MATERIAL ->
## Start

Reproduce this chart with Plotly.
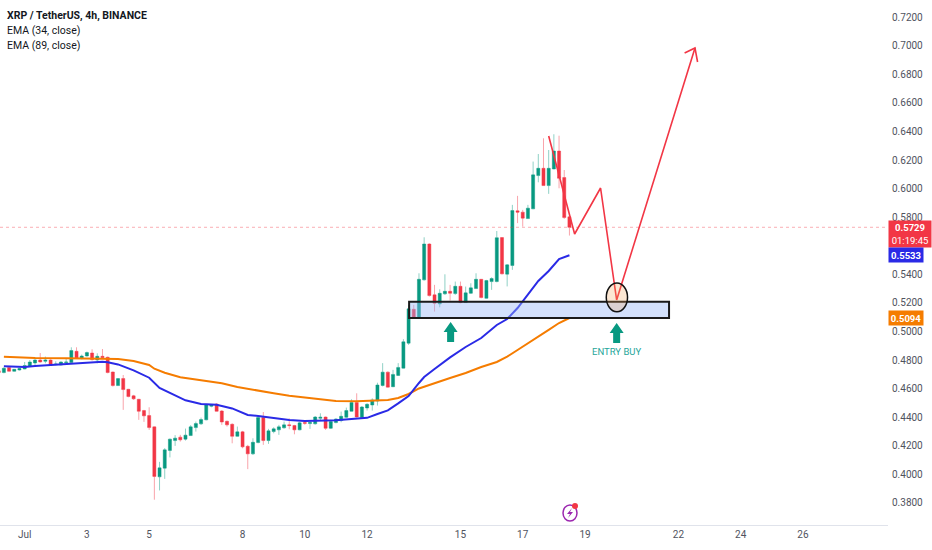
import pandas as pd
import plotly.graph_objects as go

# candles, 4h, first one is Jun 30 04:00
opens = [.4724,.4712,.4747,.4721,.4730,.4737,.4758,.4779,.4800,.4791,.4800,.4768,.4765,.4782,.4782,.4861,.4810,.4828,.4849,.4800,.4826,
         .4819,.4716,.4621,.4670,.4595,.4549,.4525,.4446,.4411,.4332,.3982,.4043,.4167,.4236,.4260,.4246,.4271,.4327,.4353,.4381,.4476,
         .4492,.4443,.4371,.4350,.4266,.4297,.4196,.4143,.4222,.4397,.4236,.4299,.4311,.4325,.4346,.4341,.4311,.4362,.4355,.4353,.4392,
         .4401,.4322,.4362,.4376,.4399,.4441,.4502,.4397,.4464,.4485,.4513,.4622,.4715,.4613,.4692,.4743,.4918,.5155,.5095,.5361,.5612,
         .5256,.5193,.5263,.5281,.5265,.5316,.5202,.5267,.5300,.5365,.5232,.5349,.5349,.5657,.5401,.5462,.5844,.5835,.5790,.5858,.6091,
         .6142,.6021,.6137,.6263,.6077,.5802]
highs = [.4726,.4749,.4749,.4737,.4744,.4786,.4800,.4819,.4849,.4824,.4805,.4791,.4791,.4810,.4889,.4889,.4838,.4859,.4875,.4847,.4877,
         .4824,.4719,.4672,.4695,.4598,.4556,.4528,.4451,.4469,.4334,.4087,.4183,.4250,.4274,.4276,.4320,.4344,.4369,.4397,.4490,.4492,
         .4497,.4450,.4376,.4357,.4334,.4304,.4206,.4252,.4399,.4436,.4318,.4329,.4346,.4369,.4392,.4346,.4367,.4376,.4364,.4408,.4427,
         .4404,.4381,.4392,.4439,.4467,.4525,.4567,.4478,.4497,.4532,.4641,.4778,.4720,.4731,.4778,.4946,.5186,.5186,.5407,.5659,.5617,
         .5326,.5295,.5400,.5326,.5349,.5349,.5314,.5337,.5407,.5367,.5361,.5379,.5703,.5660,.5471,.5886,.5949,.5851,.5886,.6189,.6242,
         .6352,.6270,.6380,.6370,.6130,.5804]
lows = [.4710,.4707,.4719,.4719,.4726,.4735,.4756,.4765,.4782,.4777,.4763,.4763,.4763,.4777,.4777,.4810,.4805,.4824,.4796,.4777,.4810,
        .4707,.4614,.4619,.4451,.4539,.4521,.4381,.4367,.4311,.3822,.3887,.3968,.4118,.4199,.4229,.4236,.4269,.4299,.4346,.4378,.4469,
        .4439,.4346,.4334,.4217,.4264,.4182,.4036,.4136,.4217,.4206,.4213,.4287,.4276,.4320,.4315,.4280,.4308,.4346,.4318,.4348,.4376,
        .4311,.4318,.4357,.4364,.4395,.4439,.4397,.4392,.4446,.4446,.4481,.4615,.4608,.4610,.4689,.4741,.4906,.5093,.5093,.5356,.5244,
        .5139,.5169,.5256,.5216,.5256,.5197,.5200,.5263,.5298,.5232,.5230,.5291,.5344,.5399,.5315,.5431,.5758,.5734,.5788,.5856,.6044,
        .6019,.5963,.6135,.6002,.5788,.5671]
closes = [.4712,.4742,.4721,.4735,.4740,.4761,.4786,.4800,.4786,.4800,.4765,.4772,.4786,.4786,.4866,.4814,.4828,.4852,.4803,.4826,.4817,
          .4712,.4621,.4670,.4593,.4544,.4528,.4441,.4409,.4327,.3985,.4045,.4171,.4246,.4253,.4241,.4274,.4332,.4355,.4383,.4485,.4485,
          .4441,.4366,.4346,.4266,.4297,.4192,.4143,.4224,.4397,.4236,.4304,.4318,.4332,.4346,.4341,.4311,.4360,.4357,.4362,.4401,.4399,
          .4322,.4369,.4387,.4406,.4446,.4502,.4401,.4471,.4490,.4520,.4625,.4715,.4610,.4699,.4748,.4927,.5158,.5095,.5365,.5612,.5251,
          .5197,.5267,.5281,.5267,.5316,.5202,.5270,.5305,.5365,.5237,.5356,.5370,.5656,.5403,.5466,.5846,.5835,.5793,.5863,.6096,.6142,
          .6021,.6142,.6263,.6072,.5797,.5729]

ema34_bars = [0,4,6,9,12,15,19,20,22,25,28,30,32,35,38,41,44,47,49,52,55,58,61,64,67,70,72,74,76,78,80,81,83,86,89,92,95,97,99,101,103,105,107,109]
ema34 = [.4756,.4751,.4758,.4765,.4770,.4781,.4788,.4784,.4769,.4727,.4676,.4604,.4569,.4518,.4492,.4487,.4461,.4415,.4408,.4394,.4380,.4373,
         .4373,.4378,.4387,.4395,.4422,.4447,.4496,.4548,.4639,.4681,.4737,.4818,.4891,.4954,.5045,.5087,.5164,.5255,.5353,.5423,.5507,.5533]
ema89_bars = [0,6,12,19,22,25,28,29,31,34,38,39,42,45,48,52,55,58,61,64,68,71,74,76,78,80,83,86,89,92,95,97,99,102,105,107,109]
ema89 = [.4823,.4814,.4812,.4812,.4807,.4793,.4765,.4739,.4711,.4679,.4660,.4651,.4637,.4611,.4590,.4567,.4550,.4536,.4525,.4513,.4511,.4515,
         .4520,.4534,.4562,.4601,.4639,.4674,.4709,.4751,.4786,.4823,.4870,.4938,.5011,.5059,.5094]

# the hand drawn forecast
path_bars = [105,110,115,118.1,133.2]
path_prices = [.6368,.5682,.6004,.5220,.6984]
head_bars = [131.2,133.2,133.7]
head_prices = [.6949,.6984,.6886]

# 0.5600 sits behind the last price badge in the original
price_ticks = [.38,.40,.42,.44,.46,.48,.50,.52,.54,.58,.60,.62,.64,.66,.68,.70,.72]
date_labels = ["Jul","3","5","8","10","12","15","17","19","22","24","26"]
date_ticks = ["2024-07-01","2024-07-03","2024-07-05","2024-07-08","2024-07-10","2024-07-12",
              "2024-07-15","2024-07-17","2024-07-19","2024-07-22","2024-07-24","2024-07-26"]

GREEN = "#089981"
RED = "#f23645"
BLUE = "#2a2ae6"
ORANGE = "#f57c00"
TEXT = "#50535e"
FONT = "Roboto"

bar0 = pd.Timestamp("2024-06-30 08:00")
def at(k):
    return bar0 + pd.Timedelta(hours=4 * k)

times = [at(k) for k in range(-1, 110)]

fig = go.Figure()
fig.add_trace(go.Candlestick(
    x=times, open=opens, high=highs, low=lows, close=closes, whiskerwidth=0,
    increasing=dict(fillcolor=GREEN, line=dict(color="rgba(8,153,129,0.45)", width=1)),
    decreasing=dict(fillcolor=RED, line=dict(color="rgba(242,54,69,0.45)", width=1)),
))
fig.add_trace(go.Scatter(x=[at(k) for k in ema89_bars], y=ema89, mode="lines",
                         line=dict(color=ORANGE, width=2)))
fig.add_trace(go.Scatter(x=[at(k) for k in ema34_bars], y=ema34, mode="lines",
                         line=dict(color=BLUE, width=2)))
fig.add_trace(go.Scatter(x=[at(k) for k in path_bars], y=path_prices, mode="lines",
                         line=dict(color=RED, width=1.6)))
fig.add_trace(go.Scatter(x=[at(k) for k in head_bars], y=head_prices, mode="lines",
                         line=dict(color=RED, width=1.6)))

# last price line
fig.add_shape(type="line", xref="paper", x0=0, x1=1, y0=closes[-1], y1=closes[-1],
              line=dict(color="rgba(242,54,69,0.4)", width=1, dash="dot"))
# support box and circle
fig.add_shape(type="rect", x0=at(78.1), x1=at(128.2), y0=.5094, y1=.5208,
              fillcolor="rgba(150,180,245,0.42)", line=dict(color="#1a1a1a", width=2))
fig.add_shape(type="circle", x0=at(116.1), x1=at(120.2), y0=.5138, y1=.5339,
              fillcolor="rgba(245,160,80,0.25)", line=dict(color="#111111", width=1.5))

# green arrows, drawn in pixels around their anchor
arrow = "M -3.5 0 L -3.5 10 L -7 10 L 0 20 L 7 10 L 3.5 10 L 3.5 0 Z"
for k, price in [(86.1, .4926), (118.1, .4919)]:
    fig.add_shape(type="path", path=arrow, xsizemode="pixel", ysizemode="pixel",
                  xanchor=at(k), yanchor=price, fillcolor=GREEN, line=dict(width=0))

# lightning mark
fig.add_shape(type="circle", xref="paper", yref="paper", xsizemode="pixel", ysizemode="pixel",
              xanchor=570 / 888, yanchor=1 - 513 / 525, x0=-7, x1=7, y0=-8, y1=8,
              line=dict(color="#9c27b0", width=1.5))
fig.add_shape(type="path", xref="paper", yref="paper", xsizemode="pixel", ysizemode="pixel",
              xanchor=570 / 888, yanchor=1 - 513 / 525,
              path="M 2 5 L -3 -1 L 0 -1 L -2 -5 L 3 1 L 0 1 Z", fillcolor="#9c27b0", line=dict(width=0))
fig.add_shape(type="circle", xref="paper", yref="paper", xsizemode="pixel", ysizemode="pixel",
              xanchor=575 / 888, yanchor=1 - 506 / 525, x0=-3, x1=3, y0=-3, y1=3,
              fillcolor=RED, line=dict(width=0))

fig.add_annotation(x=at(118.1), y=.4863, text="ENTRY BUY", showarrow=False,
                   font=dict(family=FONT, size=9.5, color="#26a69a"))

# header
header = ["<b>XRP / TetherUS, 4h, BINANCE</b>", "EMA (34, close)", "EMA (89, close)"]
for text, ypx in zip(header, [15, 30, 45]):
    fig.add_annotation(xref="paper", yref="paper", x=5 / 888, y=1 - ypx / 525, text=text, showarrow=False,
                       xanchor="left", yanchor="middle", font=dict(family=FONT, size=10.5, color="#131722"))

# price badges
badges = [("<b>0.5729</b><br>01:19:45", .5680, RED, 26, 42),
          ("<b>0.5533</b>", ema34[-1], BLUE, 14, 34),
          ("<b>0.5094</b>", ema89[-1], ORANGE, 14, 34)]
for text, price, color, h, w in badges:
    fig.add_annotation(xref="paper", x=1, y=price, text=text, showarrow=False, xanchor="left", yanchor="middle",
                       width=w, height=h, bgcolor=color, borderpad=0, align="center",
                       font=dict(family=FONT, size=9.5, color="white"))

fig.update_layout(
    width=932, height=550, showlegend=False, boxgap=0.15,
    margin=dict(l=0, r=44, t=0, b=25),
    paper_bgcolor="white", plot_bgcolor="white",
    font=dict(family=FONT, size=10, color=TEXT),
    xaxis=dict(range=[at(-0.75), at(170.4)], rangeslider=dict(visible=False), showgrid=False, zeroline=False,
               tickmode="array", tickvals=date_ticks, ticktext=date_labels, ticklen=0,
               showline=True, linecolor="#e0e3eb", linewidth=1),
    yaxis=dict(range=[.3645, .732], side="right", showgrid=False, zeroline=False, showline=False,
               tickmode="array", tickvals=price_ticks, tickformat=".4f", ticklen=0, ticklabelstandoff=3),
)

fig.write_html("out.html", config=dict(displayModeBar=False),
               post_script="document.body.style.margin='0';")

## End

AIM OF THE TASK ->
Omitting all pictures, restate exactly the lines of the material from its start through the line that contains "import plotly.graph_objects as go".

FINISHED ANSWER ->
Reproduce this chart with Plotly.
import pandas as pd
import plotly.graph_objects as go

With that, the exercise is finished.